Description
In 1945, New York City stood at the pinnacle of its cultural and economic power. Never again would the city possess the unique mixture of innocence and sophistication, romance and formality, generosity and confidence which characterized it in this moment of triumph. In Manhattan '45, acclaimed travel writer and historian Jan Morris evokes the city in all its romantic grandeur. From its beguilingly idiosyncratic architectural style to its unmistakable slang, post-War New York springs to life through Morris's brisk, affectionate prose. Morris visits Wall Street, Harlem, Greenwich Village, Chinatown, and the Lower East Side.

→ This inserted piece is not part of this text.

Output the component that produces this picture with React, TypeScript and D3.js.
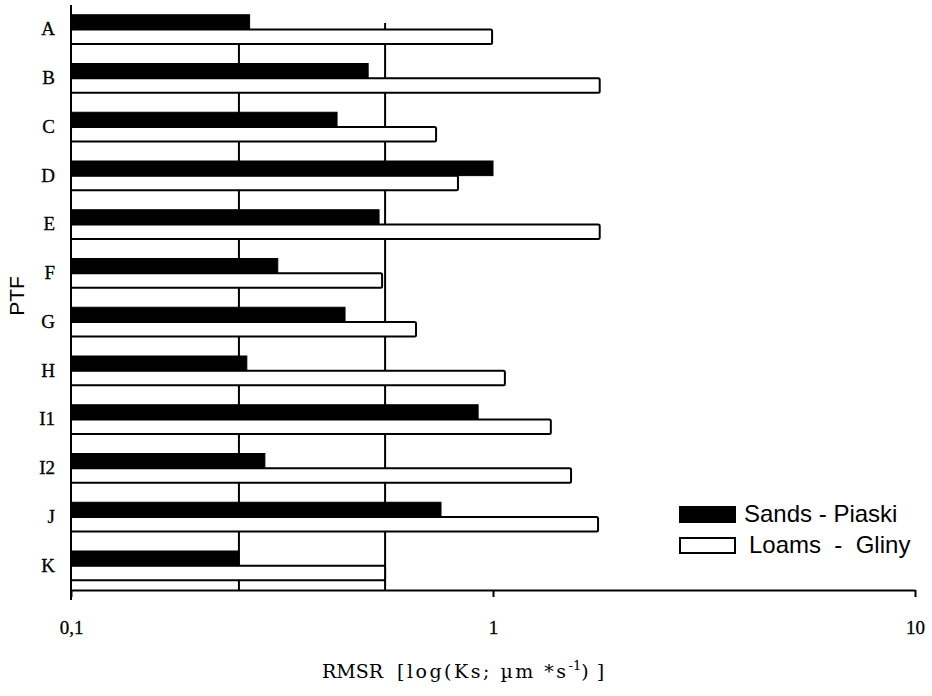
import React, { useEffect, useRef } from 'react';
import * as d3 from 'd3';

// PTF names, top to bottom
const ptfNames = ['A', 'B', 'C', 'D', 'E', 'F', 'G', 'H', 'I1', 'I2', 'J', 'K'];
// RMSR values (log scale)
const sandValues = [0.265, 0.506, 0.427, 1.0, 0.537, 0.309, 0.446, 0.261, 0.922, 0.288, 0.753, 0.25];
const loamValues = [0.995, 1.79, 0.733, 0.826, 1.79, 0.546, 0.657, 1.067, 1.371, 1.531, 1.774, 0.555];
// vertical reference lines
const refLines = [0.25, 0.555];
const xTicks = [0.1, 1, 10];
const xTickLabels = ['0,1', '1', '10'];

const W = 932;
const H = 696;

const App = () => {
    const ref = useRef<SVGSVGElement>(null);

    useEffect(() => {
        const svg = d3.select(ref.current);
        svg.selectAll('*').remove();

        const x = d3.scaleLog().domain([0.1, 10]).range([71, 915]);
        const y = d3.scaleBand().domain(ptfNames).range([5, 590]).padding(0);
        const barH = y.bandwidth() * 0.3;
        const rows = ptfNames.map((name, i) => ({ name, sand: sandValues[i], loam: loamValues[i] }));

        // reference lines
        svg.append('g')
            .selectAll('line')
            .data(refLines)
            .join('line')
            .attr('x1', d => x(d)).attr('x2', d => x(d))
            .attr('y1', 23).attr('y2', 590)
            .attr('stroke', '#000').attr('stroke-width', 2);

        // loam bars (white, outlined)
        svg.append('g')
            .selectAll('rect')
            .data(rows)
            .join('rect')
            .attr('x', x(0.1))
            .attr('y', d => y(d.name)! + y.bandwidth() / 2)
            .attr('width', d => x(d.loam) - x(0.1))
            .attr('height', barH)
            .attr('rx', 1.5)
            .attr('fill', '#fff')
            .attr('stroke', '#000')
            .attr('stroke-width', 2);

        // sand bars (black)
        svg.append('g')
            .selectAll('rect')
            .data(rows)
            .join('rect')
            .attr('x', x(0.1))
            .attr('y', d => y(d.name)! + y.bandwidth() / 2 - barH)
            .attr('width', d => x(d.sand) - x(0.1))
            .attr('height', barH)
            .attr('fill', '#000')
            .attr('stroke', '#000')
            .attr('stroke-width', 1);

        // x axis
        const xAxis = svg.append('g')
            .attr('transform', 'translate(0,590)')
            .call(d3.axisBottom(x)
                .tickValues(xTicks)
                .tickFormat((d, i) => xTickLabels[i])
                .tickSize(7)
                .tickSizeOuter(0)
                .tickPadding(24));
        xAxis.select('.domain').attr('stroke-width', 2);
        xAxis.selectAll('.tick line').attr('stroke-width', 2);
        xAxis.selectAll('text')
            .attr('font-family', '"Liberation Serif", serif')
            .attr('font-size', 19)
            .attr('fill', '#000')
            .attr('stroke', '#000')
            .attr('stroke-width', 0.3);

        // y axis
        const yAxis = svg.append('g')
            .attr('transform', 'translate(71,0)')
            .call(d3.axisLeft(y).tickSize(0).tickPadding(16));
        yAxis.select('.domain').remove();
        yAxis.selectAll('text')
            .attr('font-family', '"Liberation Serif", serif')
            .attr('font-size', 19)
            .attr('fill', '#000')
            .attr('stroke', '#000')
            .attr('stroke-width', 0.3);
        svg.append('line')
            .attr('x1', 71).attr('x2', 71)
            .attr('y1', 5).attr('y2', 600)
            .attr('stroke', '#000').attr('stroke-width', 2);

        // y title
        svg.append('text')
            .attr('transform', 'translate(24,296) rotate(-90)')
            .attr('text-anchor', 'middle')
            .attr('font-family', '"Liberation Sans", Arial, sans-serif')
            .attr('font-size', 21)
            .text('PTF');

        // x title
        const xt = svg.append('text')
            .attr('x', 322).attr('y', 678)
            .attr('font-family', '"DejaVu Serif", serif')
            .attr('font-size', 19);
        xt.append('tspan').text('RMSR');
        xt.append('tspan').attr('x', 397).attr('letter-spacing', 2.5)
            .text('[log(Ks; \u00B5m *s');
        xt.append('tspan').attr('dy', -8).attr('font-size', 13).text('-1');
        xt.append('tspan').attr('dy', 8).attr('letter-spacing', 8).text(')]');

        // legend
        const legend = [
            { label: 'Sands - Piaski', fill: '#000', y: 507, tx: 744 },
            { label: 'Loams  -  Gliny', fill: '#fff', y: 538, tx: 749 },
        ];
        const lg = svg.append('g');
        lg.selectAll('rect')
            .data(legend)
            .join('rect')
            .attr('x', 680).attr('y', d => d.y)
            .attr('width', 55).attr('height', 15)
            .attr('fill', d => d.fill)
            .attr('stroke', '#000').attr('stroke-width', 2);
        lg.selectAll('text')
            .data(legend)
            .join('text')
            .attr('x', d => d.tx).attr('y', d => d.y + 15)
            .attr('font-family', '"Liberation Sans", Arial, sans-serif')
            .attr('font-size', 24)
            .style('white-space', 'pre')
            .text(d => d.label);
    }, []);

    return (
        <div style={{ position: 'absolute', left: 0, top: 0 }}>
            <svg ref={ref} width={W} height={H} style={{ display: 'block', background: '#fff' }} />
        </div>
    );
};

export default App;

She rides the trollies, the El, the Hudson River ferries, and the Twentieth Century Limited. She dines at Schrafft's and Le Pavillon, drinks ale at McSorley's Saloon, sips Manhattans at the Manhattan Club, and spots celebrities at El Morocco. She meets Fiorello La Guardia, Robert Moses, Leo Durocher, I. B. Singer, and Dizzy Gillespie. And she tours the tenements of Hell's Kitchen and the Gashouse district, as well as the Foundling Hospital where the crushing realities of poverty belie the unchallenged exuberance of the age. Taking into account both Social Register and slum, Manhattan '45 celebrates New York's Golden Age as a place where, for one unrepeatable moment in history, anything seemed possible.
Author: Jan Morris
Publisher: Johns Hopkins University Press
Published: 07/23/1998
Pages: 282
Binding Type: Paperback
Weight: 0.75lbs
Size: 8.21h x 5.57w x 0.69d
ISBN13: 9780801859571
ISBN10: 0801859573
BISAC Categories:
- History | United States | 20th Century
- Social Science | Sociology | Urban
- Travel | United States | General
About the Author
Jan Morris is a travel writer and historian. Her many books include Hong Kong: Epilogue to an Empire, The Venetian Empire: A Sea Voyage, Conundrum, and Among the Cities.